Former FTX CEO Ryan Salame’s home raided by FBI: Report
The home of former FTX co-CEO Ryan Salame has reportedly been raided by the Federal Bureau of Investigation (FBI) as further scrutiny falls on the executive for his close advisory role to Sam Bankman-Fried.
An April 27 report by The New York Times, citing people with knowledge of the matter, said the Bureau searched Salame’s $4 million home in Potomac, Maryland on the morning of April 27.
It is still unclear what the authorities were looking for. Salame was co-CEO of FTX Digital Markets, which was FTX’s Bahamas-based subsidiary.
As reported by Cointelegraph, Salame was a significant recipient of suspicious loans and payments made to a number of FTX senior executives with the help of the now-bankrupt firm’s trading house Alameda Research.
Salame was the fourth largest recipient of these payments, having received a total of $87 million in compensation.
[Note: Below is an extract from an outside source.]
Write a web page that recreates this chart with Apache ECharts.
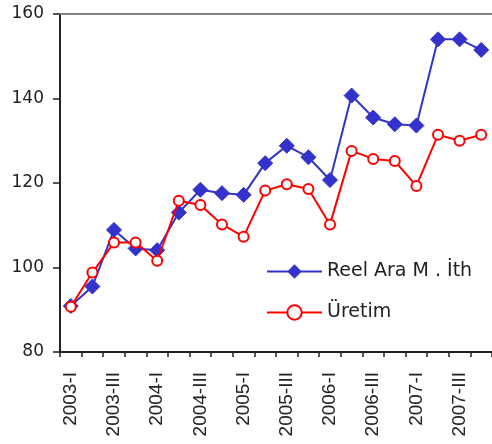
<!DOCTYPE html>
<html><head><meta charset="utf-8">
<script src="https://cdn.jsdelivr.net/npm/echarts@6/dist/echarts.min.js"></script>
<style>html,body{margin:0;padding:0;background:#fff}#c{width:492px;height:444px}</style>
</head><body><div id="c"></div>
<script>
const categories = ['2003-I','2003-II','2003-III','2003-IV','2004-I','2004-II','2004-III','2004-IV','2005-I','2005-II','2005-III','2005-IV','2006-I','2006-II','2006-III','2006-IV','2007-I','2007-II','2007-III','2007-IV'];
const reelAraMIth = [90.9,95.5,108.9,104.5,104.1,113.0,118.4,117.6,117.2,124.7,128.8,126.1,120.7,140.7,135.5,133.9,133.6,154.0,154.0,151.5];
const uretim = [90.7,98.8,105.9,105.9,101.6,115.8,114.8,110.2,107.3,118.2,119.7,118.6,110.2,127.6,125.7,125.2,119.3,131.4,130.0,131.4];
const yTicks = {min:80, max:160, interval:20};

const chart = echarts.init(document.getElementById('c'), null, {renderer:'canvas'});
chart.setOption({
  animation:false,
  backgroundColor:'#fff',
  grid:{left:60, right:-4, top:14, bottom:92, containLabel:false},
  legend:{
    orient:'vertical', left:261, top:257, itemWidth:55, itemHeight:18, itemGap:22,
    textStyle:{fontFamily:'DejaVu Sans', fontSize:19, color:'#222'},
    data:['Reel Ara M . İth','Üretim']
  },
  xAxis:[{
    type:'category', data:categories, boundaryGap:true, position:'bottom',
    axisLine:{lineStyle:{color:'#222', width:2}},
    axisTick:{show:true, interval:0, length:5, lineStyle:{color:'#222', width:1.5}},
    axisLabel:{interval:1, rotate:90, margin:20, fontFamily:'Liberation Sans', fontSize:19, color:'#222'},
    splitLine:{show:false}
  },{
    type:'category', data:categories, position:'top',
    axisLine:{show:true, lineStyle:{color:'#808080', width:2}},
    axisTick:{show:false}, axisLabel:{show:false}, splitLine:{show:false}
  }],
  yAxis:{
    type:'value', min:yTicks.min, max:yTicks.max, interval:yTicks.interval,
    axisLine:{show:true, lineStyle:{color:'#222', width:2}},
    axisTick:{show:true, length:7, lineStyle:{color:'#222', width:1.5}},
    axisLabel:{margin:16, fontFamily:'DejaVu Sans', fontSize:17, color:'#222'},
    splitLine:{show:false}
  },
  series:[{
    name:'Reel Ara M . İth', type:'line', data:reelAraMIth,
    symbol:'diamond', symbolSize:15, showAllSymbol:true,
    lineStyle:{color:'#3333CC', width:2},
    itemStyle:{color:'#3333CC', borderColor:'#3333CC'},
    z:2
  },{
    name:'Üretim', type:'line', data:uretim,
    symbol:'circle', symbolSize:10, showAllSymbol:true,
    lineStyle:{color:'#FF0000', width:2},
    itemStyle:{color:'#fff', borderColor:'#FF0000', borderWidth:2},
    z:3
  }]
});
</script></body></html>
Bankman-Fried received $2.2 billion while former director of engineering Nishad Singh and co-founder Zixiao “Gary” Wang received $587 million and $246 million, respectively.
FTX’s new management, led by attorney and bankruptcy specialist John Ray III, said at the time that it would further investigate its rights to pursue potential actions against the receivers, along with their subsequent acquirers, and that ongoing efforts “are expected to result in further identification of assets , debt and transfers.”
It added that it was considering the various ways it could seek to recover the funds from the former managers.
According to Bahamian court documents dated December 14, 2022, Salame was the first executive from FTX or Alameda Research to begin assisting authorities with their investigation. Salame blew the whistle to the Securities Commission of the Bahamas (SCB) on November 9 that FTX was sending client funds to sister trading firm Alameda Research.
In addition, Salame told SCB that the funds were to “cover financial losses to Alameda” and the transfer was “not authorized or consented to by their clients.”
He also informed SCB that only three individuals had the access required to transfer client funds to Alameda: Bankman-Fried, Wang and Singh.
Related: “The war room was in despair” – Scaramucci tells that FTX collapsed on Consensus
According to government donation tracking service Open Secrets, Salame was one of the top political donors in the 2022 election, having donated more than $23 million to Republican campaigns across more than 200 individual donations.
Cointelegraph reached out to Salame’s attorney Jason Linder and the FBI for comment, but did not immediately receive a response.